I’m 20-something and I publicly identify as a lesbian. I’m primarily into women, and I’m only interested in relationships with women, but I’m sometimes attracted to men and have enjoyed sex with men in the past. This worked great pre-pandemic, but now, with no dating prospects, I find myself attracted to a male friend/coworker. He’s 30-something, single, straight and we’ve hung out a few times since Covid (outside, while socially distanced). Neither of us has a management role at work, and we’re in different departments and rarely interact professionally. So, hypothetically, the coworker part wouldn’t be an ethical issue if we get involved.

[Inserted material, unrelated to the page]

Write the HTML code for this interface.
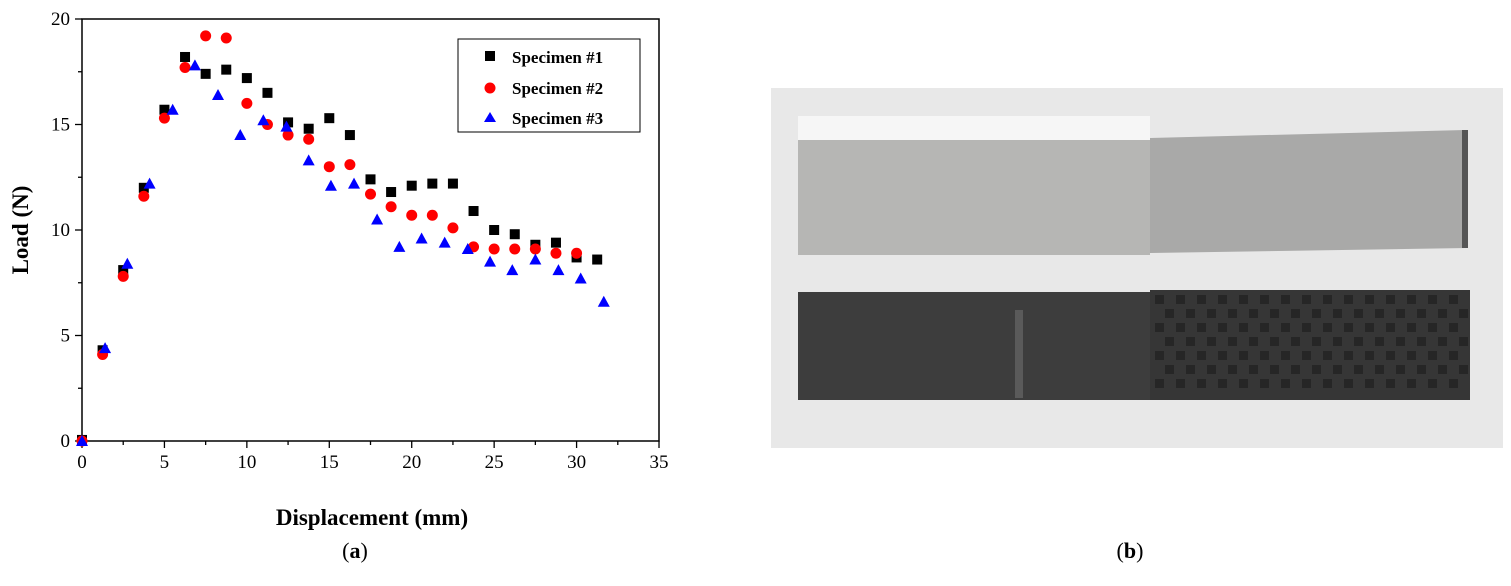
<!DOCTYPE html>
<html><head><style>
body{margin:0;background:#fff;width:1511px;height:581px;overflow:hidden;font-family:"Liberation Serif",serif}
</style></head><body>
<svg id="s" width="1511" height="581" xmlns="http://www.w3.org/2000/svg" font-family="Liberation Serif, serif">
<rect x="82" y="19" width="577" height="422" fill="none" stroke="#000" stroke-width="1.5"/>
<g id="ticks" stroke="#000" stroke-width="1.3"></g>
<g id="lbl" font-size="19" fill="#000"></g>
<text x="28" y="230" transform="rotate(-90 28 230)" font-size="23" font-weight="bold" text-anchor="middle">Load (N)</text>
<text x="372" y="525" font-size="23" font-weight="bold" text-anchor="middle">Displacement (mm)</text>
<text x="355" y="558" font-size="22" text-anchor="middle">(<tspan font-weight="bold">a</tspan>)</text>
<text x="1130" y="558" font-size="22" text-anchor="middle">(<tspan font-weight="bold">b</tspan>)</text>
<rect x="458" y="39" width="182" height="93" fill="#fff" stroke="#000" stroke-width="1"/>
<rect x="485" y="51" width="10" height="10" fill="#000"/>
<text x="512" y="63" font-size="17" font-weight="bold">Specimen #1</text>
<circle cx="490" cy="88" r="5.5" fill="#f00"/>
<text x="512" y="94" font-size="17" font-weight="bold">Specimen #2</text>
<polygon points="490,112 484,122 496,122" fill="#00f"/>
<text x="512" y="124" font-size="17" font-weight="bold">Specimen #3</text>
<g id="pts"></g>
<!-- photo -->
<rect x="771" y="88" width="732" height="360" fill="#e8e8e8"/>
<rect x="798" y="116" width="352" height="25" fill="#f6f6f6"/>
<rect x="798" y="140" width="352" height="115" fill="#b6b6b4"/>
<polygon points="1150,138 1465,130 1467,248 1150,253" fill="#a9a9a8"/>
<rect x="1462" y="130" width="6" height="118" fill="#555"/>
<rect x="798" y="292" width="352" height="108" fill="#3d3d3d"/>
<rect x="1150" y="290" width="320" height="110" fill="#363636"/>
<g id="cf"></g>
<rect x="1015" y="310" width="8" height="88" fill="#666" opacity="0.7"/>
</svg>
<script>
const X=v=>82+v*16.486, Y=v=>441-v*21.1;
let t='',l='';
for(let v=0;v<=35;v+=2.5){const x=X(v);t+=`<line x1="${x}" y1="441" x2="${x}" y2="${v%5?445:448}"/>`;if(v%5==0)l+=`<text x="${x}" y="468" text-anchor="middle">${v}</text>`;}
for(let v=0;v<=20;v+=2.5){const y=Y(v);t+=`<line x1="82" y1="${y}" x2="${v%5?78:75}" y2="${y}"/>`;if(v%5==0)l+=`<text x="70" y="${y+6}" text-anchor="end">${v}</text>`;}
document.getElementById('ticks').innerHTML=t;document.getElementById('lbl').innerHTML=l;
const s1=[[0,.05],[1.25,4.3],[2.5,8.1],[3.75,12],[5,15.7],[6.25,18.2],[7.5,17.4],[8.75,17.6],[10,17.2],[11.25,16.5],[12.5,15.1],[13.75,14.8],[15,15.3],[16.25,14.5],[17.5,12.4],[18.75,11.8],[20,12.1],[21.25,12.2],[22.5,12.2],[23.75,10.9],[25,10],[26.25,9.8],[27.5,9.3],[28.75,9.4],[30,8.7],[31.25,8.6]];
const s2=[[0,0],[1.25,4.1],[2.5,7.8],[3.75,11.6],[5,15.3],[6.25,17.7],[7.5,19.2],[8.75,19.1],[10,16],[11.25,15],[12.5,14.5],[13.75,14.3],[15,13],[16.25,13.1],[17.5,11.7],[18.75,11.1],[20,10.7],[21.25,10.7],[22.5,10.1],[23.75,9.2],[25,9.1],[26.25,9.1],[27.5,9.1],[28.75,8.9],[30,8.9]];
const s3=[[0,0],[1.4,4.4],[2.75,8.4],[4.1,12.2],[5.5,15.7],[6.85,17.8],[8.25,16.4],[9.6,14.5],[11,15.2],[12.4,14.9],[13.75,13.3],[15.1,12.1],[16.5,12.2],[17.9,10.5],[19.25,9.2],[20.6,9.6],[22,9.4],[23.4,9.1],[24.75,8.5],[26.1,8.1],[27.5,8.6],[28.9,8.1],[30.25,7.7],[31.65,6.6]];
let p='';
s1.forEach(([a,b])=>p+=`<rect x="${X(a)-5}" y="${Y(b)-5}" width="10" height="10" fill="#000"/>`);
s2.forEach(([a,b])=>p+=`<circle cx="${X(a)}" cy="${Y(b)}" r="5.5" fill="#f00"/>`);
s3.forEach(([a,b])=>{const x=X(a),y=Y(b);p+=`<polygon points="${x},${y-6} ${x-6},${y+5} ${x+6},${y+5}" fill="#00f"/>`});
document.getElementById('pts').innerHTML=p;
let c='',r=0;
for(let yy=295;yy<390;yy+=14,r++)for(let xx=1155;xx<1455;xx+=21){c+=`<rect x="${xx+(r%2?10:0)}" y="${yy}" width="9" height="9" fill="#262626"/>`;}
document.getElementById('cf').innerHTML=c;
</script>
</body></html>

I have a feeling he’d be down for a casual pandemic thing, but I have no idea how to broach this subject. He’s a respectful person and he’s not going to flirt with me since I identify as gay. How do I flirt with him without endangering public health, messing up our friendship or making our work situation incredibly awkward if he’s not into me?

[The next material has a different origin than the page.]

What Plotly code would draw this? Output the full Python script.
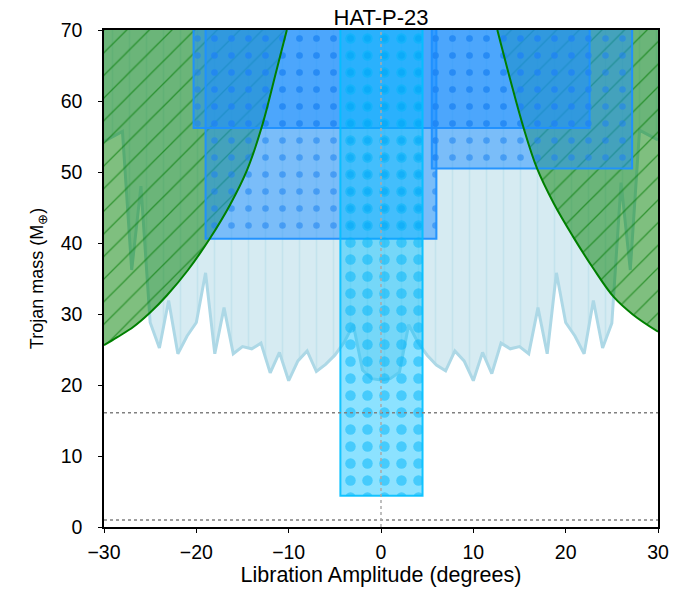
import plotly.graph_objects as go

# libration amplitude grid (degrees) and lower edge of the light blue region (M_earth)
amp = list(range(-30, 31))
mass_edge = [54.3, 55.0, 55.7, 36.2, 48.0, 28.8, 25.2, 31.9, 24.4, 26.9,
             28.8, 35.8, 24.4, 30.9, 24.4, 25.4, 25.1, 25.9, 21.7, 24.6,
             20.6, 23.4, 24.8, 21.9, 22.9, 24.2, 26.0, 28.5, 22.1, 20.9,
             20.7,
             20.9, 21.8, 28.5, 26.0, 24.2, 22.8, 22.0, 24.8, 23.4, 20.6,
             24.6, 21.6, 25.9, 25.1, 25.4, 24.4, 30.9, 24.4, 35.8, 28.8,
             26.9, 24.4, 31.9, 25.2, 28.7, 48.5, 36.2, 55.9, 55.2, 54.5]

# green stability boundary, left and right branches
left_amp = [-30.0, -28.6, -26.8, -25.0, -23.2, -20.9, -18.5, -16.3, -14.5, -12.9, -11.3, -10.2]
left_mass = [25.6, 26.7, 28.2, 30.2, 32.6, 36.2, 40.7, 45.5, 50.3, 56.4, 64.4, 70.0]
right_amp = [12.6, 14.0, 15.4, 16.9, 18.7, 20.8, 23.0, 25.2, 27.3, 30.0]
right_mass = [70.0, 63.0, 56.4, 50.5, 45.6, 40.9, 36.4, 32.4, 29.9, 27.5]

# excluded boxes (circle hatch)
box_left = [-20.3, -19.0, 5.5]
box_right = [22.6, 6.0, 27.2]
box_bottom = [56.2, 40.6, 50.5]

# star box
star_left = -4.4
star_right = 4.5
star_bottom = 4.4

ref_masses = [16.1, 1.0]
y_top = 80

fig = go.Figure()

# light blue region above the jagged curve
fig.add_scatter(x=amp, y=[y_top] * len(amp), mode='lines', line=dict(width=0),
                hoverinfo='skip', showlegend=False)
fig.add_scatter(x=amp, y=mass_edge, mode='lines', fill='tonexty',
                fillpattern=dict(shape='|', size=17, solidity=0.1,
                                 fgcolor='rgba(173,216,230,0.45)',
                                 bgcolor='rgba(173,216,230,0.5)', fillmode='replace'),
                line=dict(color='rgba(173,216,230,1)', width=3), showlegend=False)

# green hatched regions (fill only, edges drawn later)
for xs, ys in [(left_amp, left_mass), (right_amp, right_mass)]:
    fig.add_scatter(x=xs, y=[y_top] * len(xs), mode='lines', line=dict(width=0),
                    hoverinfo='skip', showlegend=False)
    fig.add_scatter(x=xs, y=ys, mode='lines', fill='tonexty',
                    fillpattern=dict(shape='/', size=16, solidity=0.08,
                                     fgcolor='rgba(0,120,0,0.6)',
                                     bgcolor='rgba(0,128,0,0.5)', fillmode='replace'),
                    line=dict(width=0, shape='spline'), showlegend=False)

# circle hatched boxes
for l, r, b in zip(box_left, box_right, box_bottom):
    fig.add_scatter(x=[l, l, r, r, l], y=[y_top, b, b, y_top, y_top], mode='lines',
                    fill='toself',
                    fillpattern=dict(shape='.', size=17, solidity=0.12,
                                     fgcolor='rgba(30,130,240,0.55)',
                                     bgcolor='rgba(30,144,255,0.5)', fillmode='replace'),
                    line=dict(color='rgba(30,144,255,0.95)', width=2), showlegend=False)

# star box
fig.add_scatter(x=[star_left, star_left, star_right, star_right, star_left],
                y=[y_top, star_bottom, star_bottom, y_top, y_top], mode='lines',
                fill='toself',
                fillpattern=dict(shape='.', size=17, solidity=0.3,
                                 fgcolor='rgba(0,180,250,0.5)',
                                 bgcolor='rgba(0,191,255,0.45)', fillmode='replace'),
                line=dict(color='rgba(0,191,255,0.9)', width=2), showlegend=False)

# green boundary lines
for xs, ys in [(left_amp, left_mass), (right_amp, right_mass)]:
    fig.add_scatter(x=xs, y=ys, mode='lines',
                    line=dict(color='green', width=2, shape='spline'), showlegend=False)

for m in ref_masses:
    fig.add_hline(y=m, line=dict(color='gray', width=1.5, dash='dot'))
fig.add_vline(x=0, line=dict(color='darkgray', width=1.5, dash='dot'))

axis_common = dict(showline=True, linecolor='black', linewidth=1.5, mirror=True,
                   ticks='outside', ticklen=4, tickcolor='black', showgrid=False,
                   zeroline=False, tickfont=dict(size=19.5, color='black'))

fig.update_layout(
    width=693, height=600,
    margin=dict(l=96, r=43, t=22, b=81),
    plot_bgcolor='white', paper_bgcolor='white',
    font=dict(family='Liberation Sans', color='black'),
    title=dict(text='HAT-P-23', x=0.5, xref='paper', xanchor='center',
               y=0.985, yref='container', yanchor='middle',
               font=dict(size=22, color='black')),
    xaxis=dict(range=[-30, 30], tickvals=[-30, -20, -10, 0, 10, 20, 30],
               title=dict(text='Libration Amplitude (degrees)', font=dict(size=21.5), standoff=4),
               ticklabelstandoff=3, **axis_common),
    yaxis=dict(range=[0, 70], tickvals=[0, 10, 20, 30, 40, 50, 60, 70],
               title=dict(text='Trojan mass (M<sub>⊕</sub>)', font=dict(size=18), standoff=12),
               ticklabelstandoff=12, **axis_common),
)

fig.write_html("out.html")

— Craving Organic Viable Earthly Touching
There’s no way to ensure that a sexual and/or romantic relationship with a coworker won’t end badly. But if your relationships and breakups are generally drama-free, COVET and if this guy’s relationships and breakups are mostly drama-free, I think you should tell him how you feel. Ask him if he’s interested in finding a Covid-19 sex buddy, and if he is, tell him you would like to apply for the position.
People who find themselves attracted to coworkers need to be thoughtful about power dynamics and cognizant of company policies where workplace romance is concerned. And it sounds like you are thoughtful and neither of you have power over each other and are unlikely to ever be in positions of power over each other.

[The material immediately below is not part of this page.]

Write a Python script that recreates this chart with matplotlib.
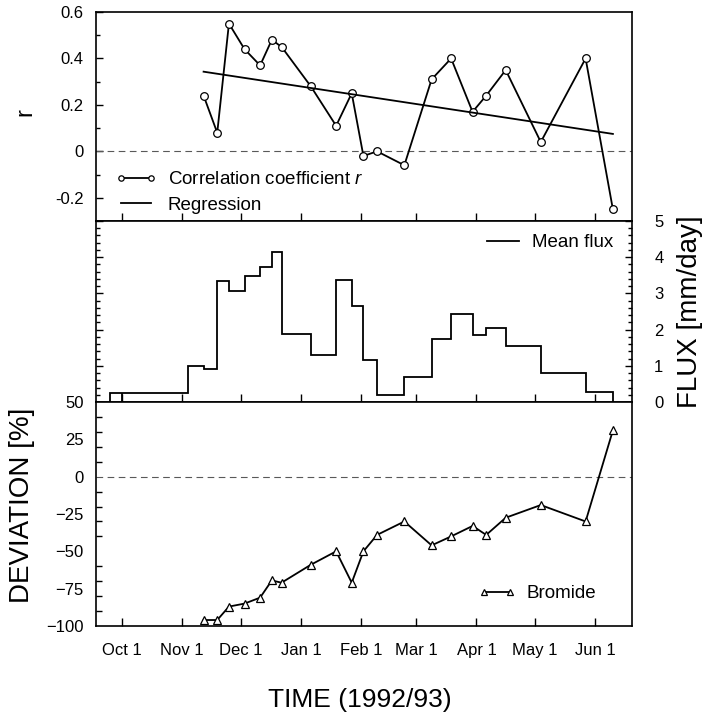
import numpy as np
import matplotlib
matplotlib.use("Agg")
import matplotlib.pyplot as plt
import matplotlib.dates as mdates
from matplotlib.ticker import FixedLocator, MultipleLocator

plt.rcParams['font.family'] = ['Liberation Sans', 'DejaVu Sans']
plt.rcParams['mathtext.fontset'] = 'custom'
plt.rcParams['mathtext.it'] = 'Liberation Sans:italic'
plt.rcParams['mathtext.rm'] = 'Liberation Sans'

# sampling dates (end of each flux interval)
dates = ['1992-11-12', '1992-11-19', '1992-11-25', '1992-12-03', '1992-12-11',
         '1992-12-17', '1992-12-22', '1993-01-06', '1993-01-19', '1993-01-27',
         '1993-02-02', '1993-02-09', '1993-02-23', '1993-03-09', '1993-03-19',
         '1993-03-30', '1993-04-06', '1993-04-16', '1993-05-04', '1993-05-27',
         '1993-06-10']

# correlation coefficient r
r_vals = [0.24, 0.08, 0.55, 0.44, 0.37, 0.48, 0.45, 0.28, 0.11, 0.25,
          -0.02, 0.00, -0.06, 0.31, 0.40, 0.17, 0.24, 0.35, 0.04, 0.40,
          -0.25]
# regression line at first and last date
reg_vals = [0.343, 0.075]

# mean flux between sampling dates [mm/day]
flux_start = ['1992-09-25', '1992-10-01', '1992-11-04']
flux_vals = [0.26, 0.26, 1.00, 0.91, 3.34, 3.08, 3.49, 3.72, 4.15, 1.88,
             1.31, 3.36, 2.65, 1.17, 0.19, 0.69, 1.75, 2.44, 1.86, 2.05,
             1.56, 0.80, 0.28]

# bromide deviation [%]
bromide = [-96, -96, -87, -85, -81, -69.5, -71, -59, -50, -71, -50, -39,
           -30, -46, -40, -33, -39, -27.5, -19, -30, 31]

month_ticks = ['1992-10-01', '1992-11-01', '1992-12-01', '1993-01-01',
               '1993-02-01', '1993-03-01', '1993-04-01', '1993-05-01',
               '1993-06-01']
month_labels = ['Oct 1', 'Nov 1', 'Dec 1', 'Jan 1', 'Feb 1', 'Mar 1',
                'Apr 1', 'May 1', 'Jun 1']


def to_num(d):
    return mdates.date2num(np.array(d, dtype='datetime64[D]'))


t = to_num(dates)
edges = np.concatenate([to_num(flux_start), t])
xt = to_num(month_ticks)
xlim = (to_num(['1992-09-17'])[0] + 0.8, to_num(['1993-06-19'])[0] + 0.8)

fig = plt.figure(figsize=(7.08, 7.19), dpi=100)
L, W = 96 / 708, 536 / 708
ax1 = fig.add_axes([L, 1 - 221 / 719, W, 209 / 719])
ax2 = fig.add_axes([L, 1 - 402 / 719, W, 181 / 719])
ax3 = fig.add_axes([L, 1 - 626 / 719, W, 224 / 719])

for ax in (ax1, ax2, ax3):
    ax.set_xlim(*xlim)
    ax.set_xticks(xt)
    ax.tick_params(axis='both', which='both', direction='in', width=1.0,
                   labelsize=12)
    ax.tick_params(axis='x', length=6, pad=12)
    ax.tick_params(axis='y', which='major', length=5, pad=9)
    ax.tick_params(axis='y', which='minor', length=3)
    for s in ax.spines.values():
        s.set_linewidth(1.2)
    ax.set_xticklabels([])
ax3.set_xticklabels(month_labels)

# correlation coefficient
ax1.axhline(0, color='0.35', lw=0.8, dashes=(6, 4))
ax1.plot(t, r_vals, '-o', color='black', lw=1.3, ms=5.5, mfc='white',
         mew=0.9, label='Correlation coefficient $r$')
ax1.plot([t[0], t[-1]], reg_vals, '-', color='black', lw=1.3,
         label='Regression')
ax1.set_ylim(-0.3, 0.6)
ax1.set_yticks([-0.2, 0, 0.2, 0.4, 0.6])
ax1.set_yticklabels(['-0.2', '0', '0.2', '0.4', '0.6'])
ax1.yaxis.set_minor_locator(MultipleLocator(0.1))
ax1.legend(loc='lower left', bbox_to_anchor=(0.015, -0.02), frameon=False,
           fontsize=13.5, numpoints=2, handlelength=2.2, handletextpad=0.6,
           labelspacing=0.45, markerscale=0.7, borderaxespad=0.2)

# mean flux
ax2.stairs(flux_vals, edges, baseline=0, color='black', lw=1.3,
           label='Mean flux')
ax2.vlines(edges[1], 0, flux_vals[0], color='black', lw=1.3)
ax2.set_ylim(0, 5)
ax2.yaxis.set_major_locator(MultipleLocator(1))
ax2.yaxis.set_minor_locator(MultipleLocator(0.2))
ax2.tick_params(axis='y', which='both', left=True, right=True,
                labelleft=False, labelright=True)
ax2.tick_params(axis='y', which='major', pad=16)
ax2.legend(loc='upper right', bbox_to_anchor=(0.99, 1.0), frameon=False,
           fontsize=13.5, handlelength=1.7, handletextpad=0.7,
           borderaxespad=0.3)

# bromide deviation
ax3.axhline(0, color='0.35', lw=0.8, dashes=(6, 4))
ax3.plot(t, bromide, '-^', color='black', lw=1.3, ms=6, mfc='white',
         mew=0.9, label='Bromide')
ax3.set_ylim(-100, 50)
ax3.yaxis.set_major_locator(FixedLocator([-100, -75, -50, -25, 0, 25, 50]))
ax3.yaxis.set_minor_locator(MultipleLocator(10))
ax3.tick_params(axis='y', which='major', length=0)
ax3.tick_params(axis='y', which='minor', length=4)
ax3.legend(loc='lower right', bbox_to_anchor=(0.965, 0.03), frameon=False,
           fontsize=13.5, numpoints=2, handlelength=2.0, handletextpad=0.6,
           markerscale=0.7, borderaxespad=0.5)

fig.text(25 / 708, 1 - 112 / 719, 'r', rotation=90, fontsize=17,
         ha='center', va='center')
fig.text(22 / 708, 1 - 505 / 719, 'DEVIATION [%]', rotation=90, fontsize=20,
         ha='center', va='center')
fig.text(690 / 708, 1 - 312 / 719, 'FLUX [mm/day]', rotation=90, fontsize=20,
         ha='center', va='center')
fig.text(360 / 708, 1 - 700 / 719, 'TIME (1992/93)', fontsize=19,
         ha='center', va='center')

fig.savefig('out.png', dpi=100)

If he’s up for being your Covid-19 sex buddy, swear to each other you’ll handle the inevitable end with grace and compassion. For while awkwardness can’t be avoided, COVET, stupid and unnecessary drama can. It’s been my experience that promising in advance to act like grownups ups the chances of everyone acting like grownups. Similarly, saying, “Well, this might get awkward,” in advance of awkwardness or, “This is awkward,” if things get awkward, reduces awkwardness by at least half.